Cependant ces assurances ne rassurent guère les opposants à l’initiative. «Je me méfie toujours des déclarations avant l’acceptation d’une initiative, déclare Yvan Perrin. Il y a bien dans l’initiative une clause du besoin. Or si vous avez affaire à une application un peu tatillonne de cette initiative, presque plus personne ne pourra avoir d’arme, parce que la clause du besoin n’aura pas été prouvée.»

L’initiative a été remise à la Chancellerie fédérale le 22 février 2009, munie de 106’037 signatures valables.

Elle émane d’une coalition regroupant quelque 70 organisations: défense des droits de l’homme, syndicats, prévention du suicide, Eglises, associations de lutte contre la violence faite aux femmes, mouvements pacifistes, etc.

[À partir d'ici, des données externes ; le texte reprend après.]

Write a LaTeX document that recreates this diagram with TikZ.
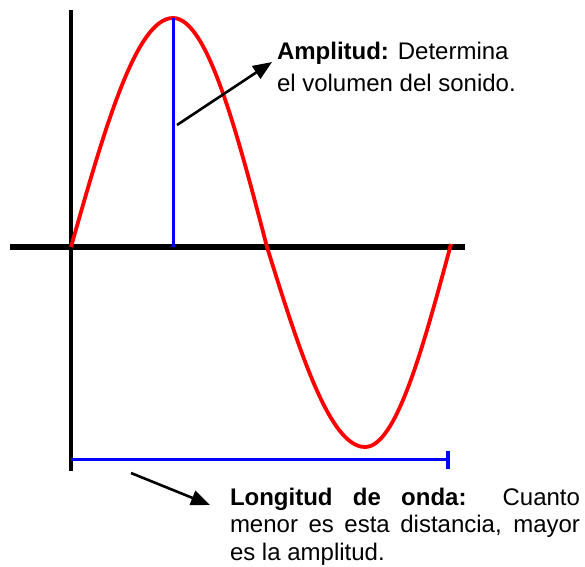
\documentclass[tikz,border=0pt]{standalone}
\usepackage{fontspec}
\setmainfont{Liberation Sans}
\usepackage{tikz}
\usetikzlibrary{positioning, arrows.meta}

\begin{document}
\begin{tikzpicture}[x=1pt, y=-1pt,
	axis/.style={draw=black, line width=4.5pt},
	wave/.style={draw=red, line width=3.8pt, line join=round},
	measure/.style={draw=blue, line width=3.2pt},
	callout/.style={draw=black, line width=2.6pt, -{Triangle[length=19pt, width=15pt]}},
	label/.style={inner sep=0pt, outer sep=0pt, font=\fontsize{24}{32}\selectfont}]
		\useasboundingbox (0,0) rectangle (585,566);
		
		% Axes
		\coordinate (o) at (71,247);
		\coordinate (ytop) at (71,10);
		\coordinate (ybot) at (71,471);
		\coordinate (xleft) at (10,247);
		\coordinate (xright) at (465,247);
		\draw[axis, line width=4pt] (ytop) -- (ybot);
		\draw[axis, line width=5.5pt] (xleft) -- (xright);
		
		% Wave
		\coordinate (peak) at (173,18);
		\coordinate (zero) at (267,247);
		\coordinate (trough) at (365,447);
		\coordinate (end) at (451,244);
		\draw[wave] (o) sin (peak) cos (zero) sin (trough) cos (end);
		
		% Amplitude and wavelength
		\coordinate (base) at (173,247);
		\coordinate (l0) at (71,459.5);
		\coordinate (l1) at (448,459.5);
		\draw[measure, line width=3pt] (peak) -- (base);
		\draw[measure, line width=3.8pt] (l0) -- (l1);
		\draw[measure] ([yshift=-9.5pt]l1) -- ([yshift=8.5pt]l1);
		
		% Labels
		\node[label, anchor=north west, align=left] (amp) at (277,42)
			{\textbf{Amplitud:} Determina\\el volumen del sonido.};
		\node[label, anchor=north west, text width=350pt, align=justify,
			font=\fontsize{24}{27.5}\selectfont] (len) at (230,488)
			{\textbf{Longitud de onda:} Cuanto\linebreak menor es esta distancia, mayor\linebreak es la amplitud.};
		
		% Arrows
		\coordinate (a0) at (177,125);
		\coordinate (a1) at (272,62);
		\coordinate (b0) at (131,473);
		\coordinate (b1) at (210,505);
		\draw[callout] (a0) -- (a1);
		\draw[callout] (b0) -- (b1);
	\end{tikzpicture}
\end{document}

Principales exigences: établissement d’un registre national des armes, justification d’un besoin et de compétences pour posséder une arme, stockage des armes militaires dans des lieux sécurisés, interdiction de posséder des armes particulièrement dangereuses (armes automatiques, fusil à pompe) à titre privé.

Au niveau politique, l’initiative a reçu le soutien de la gauche. Le gouvernement et la majorité de droite du Parlement recommandent en revanche au peuple de la rejeter.